══ Stored data
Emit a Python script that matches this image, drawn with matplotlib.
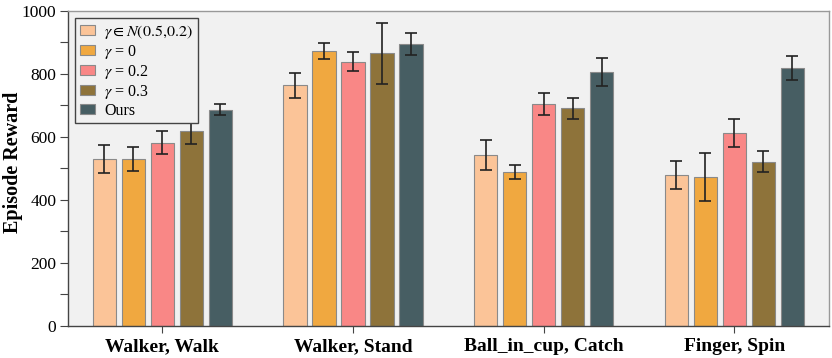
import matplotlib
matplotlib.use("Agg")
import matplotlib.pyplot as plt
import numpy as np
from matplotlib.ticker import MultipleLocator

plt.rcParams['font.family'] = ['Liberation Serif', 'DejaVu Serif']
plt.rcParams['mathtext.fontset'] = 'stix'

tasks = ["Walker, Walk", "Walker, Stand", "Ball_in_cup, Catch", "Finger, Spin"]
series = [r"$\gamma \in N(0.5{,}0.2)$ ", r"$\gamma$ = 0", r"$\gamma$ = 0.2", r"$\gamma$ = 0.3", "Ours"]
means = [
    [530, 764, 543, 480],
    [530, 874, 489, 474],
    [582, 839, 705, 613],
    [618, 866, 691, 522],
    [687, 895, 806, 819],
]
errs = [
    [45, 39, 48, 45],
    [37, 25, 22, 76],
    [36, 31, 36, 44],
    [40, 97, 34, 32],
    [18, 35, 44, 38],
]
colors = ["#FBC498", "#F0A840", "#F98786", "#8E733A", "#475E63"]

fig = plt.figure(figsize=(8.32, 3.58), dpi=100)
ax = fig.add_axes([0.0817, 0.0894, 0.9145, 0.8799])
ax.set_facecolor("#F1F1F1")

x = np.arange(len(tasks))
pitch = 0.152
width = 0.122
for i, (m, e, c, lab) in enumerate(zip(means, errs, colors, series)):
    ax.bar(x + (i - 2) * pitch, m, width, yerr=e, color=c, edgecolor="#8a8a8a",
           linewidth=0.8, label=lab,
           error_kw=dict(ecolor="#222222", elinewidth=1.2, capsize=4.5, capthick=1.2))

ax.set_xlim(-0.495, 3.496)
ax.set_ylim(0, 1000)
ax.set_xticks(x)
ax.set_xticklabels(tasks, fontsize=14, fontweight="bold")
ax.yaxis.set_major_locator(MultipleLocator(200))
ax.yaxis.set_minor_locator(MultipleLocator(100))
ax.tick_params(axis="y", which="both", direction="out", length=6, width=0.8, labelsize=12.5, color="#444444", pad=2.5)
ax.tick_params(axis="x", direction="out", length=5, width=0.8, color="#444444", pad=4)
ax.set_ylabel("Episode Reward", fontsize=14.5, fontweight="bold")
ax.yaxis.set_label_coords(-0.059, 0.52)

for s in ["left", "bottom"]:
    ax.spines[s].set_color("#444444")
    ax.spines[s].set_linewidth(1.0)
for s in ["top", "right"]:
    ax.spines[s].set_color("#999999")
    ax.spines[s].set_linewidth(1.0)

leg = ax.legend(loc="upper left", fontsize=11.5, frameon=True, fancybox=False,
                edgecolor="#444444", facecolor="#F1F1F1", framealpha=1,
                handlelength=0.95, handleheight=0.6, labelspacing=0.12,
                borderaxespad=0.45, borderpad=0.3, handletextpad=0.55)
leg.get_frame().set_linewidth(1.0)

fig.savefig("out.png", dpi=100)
════
**Task to complete:**
From the first line above to the line containing "elinewidth=1.2, capsize=4.5, capthick=1.2))", repeat each line exactly. Pictures stay out.

**Solution for this task:**
Emit a Python script that matches this image, drawn with matplotlib.
import matplotlib
matplotlib.use("Agg")
import matplotlib.pyplot as plt
import numpy as np
from matplotlib.ticker import MultipleLocator

plt.rcParams['font.family'] = ['Liberation Serif', 'DejaVu Serif']
plt.rcParams['mathtext.fontset'] = 'stix'

tasks = ["Walker, Walk", "Walker, Stand", "Ball_in_cup, Catch", "Finger, Spin"]
series = [r"$\gamma \in N(0.5{,}0.2)$ ", r"$\gamma$ = 0", r"$\gamma$ = 0.2", r"$\gamma$ = 0.3", "Ours"]
means = [
    [530, 764, 543, 480],
    [530, 874, 489, 474],
    [582, 839, 705, 613],
    [618, 866, 691, 522],
    [687, 895, 806, 819],
]
errs = [
    [45, 39, 48, 45],
    [37, 25, 22, 76],
    [36, 31, 36, 44],
    [40, 97, 34, 32],
    [18, 35, 44, 38],
]
colors = ["#FBC498", "#F0A840", "#F98786", "#8E733A", "#475E63"]

fig = plt.figure(figsize=(8.32, 3.58), dpi=100)
ax = fig.add_axes([0.0817, 0.0894, 0.9145, 0.8799])
ax.set_facecolor("#F1F1F1")

x = np.arange(len(tasks))
pitch = 0.152
width = 0.122
for i, (m, e, c, lab) in enumerate(zip(means, errs, colors, series)):
    ax.bar(x + (i - 2) * pitch, m, width, yerr=e, color=c, edgecolor="#8a8a8a",
           linewidth=0.8, label=lab,
           error_kw=dict(ecolor="#222222", elinewidth=1.2, capsize=4.5, capthick=1.2))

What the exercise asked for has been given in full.